Reference: Configuration Schema
pydantic model QAPluginConfig#

Question Answering configuration.

For more information about the Question Answering feature in Squirro see: https://docs.squirro.com/en/latest/technical/search/features/qa.html

Fields:
field abstract_size: int = 5000#

Item abstract size that is used to search for an answer.

field consider_query_type: bool = False#

Take the type of user query into account. Only natural language questions are considered if this option is selected. Otherwise, the query classification is bypassed, and the query is used for question answering, regardless of the predicted question type.

field drop_ratio: int = 0#

How low a score of answers is allowed to fall, compared to the answer with the highest score. If set to 0, the drop ratio is disabled.

field handle_impossible_answer: bool = True#

Handle questions that are impossible to answer.

field lookup_answer_in_top_abstracts: int = 3#

Number of abstracts in the item that are used to search for an answer.

field lookup_answer_in_top_items: int = 3#

Number of items that are used to search for an answer.

field min_query_length: int = 3#

Minimum number of words in a query to be considered for question answering.
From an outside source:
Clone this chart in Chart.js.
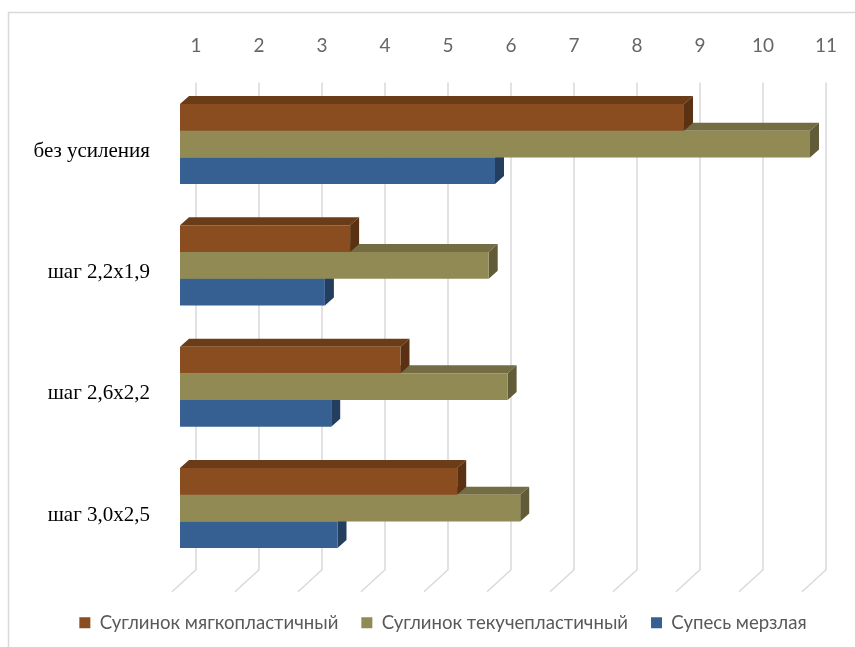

This rule is bypassed if the query ends with a question mark symbol (?).

field min_score: float = 0.1#

A minimum score returned by the model to consider an answer to be relevant. Threshold can be disabled by setting the option to 0.

field num_answers: int = 3#

Number of returned answers.

field order_answers_by: List[QAScoreField] = [QAScoreField.ES_SCORE, QAScoreField.QA_SCORE]#

What scores are used to order answers. If more than one value is given, the ordering is performed on multiple scores.

field perform_on_languages: List[str] = ['en']#

List of languages in which the question should be asked to search for an answer. To find the answer regardless of the language of the question, set this option to *. By leaving this option empty, search for answers is not performed for any language (QA is disabled).

field use_title_as_fallback: bool = True#

Search for an answer in the title if item abstract is not provided.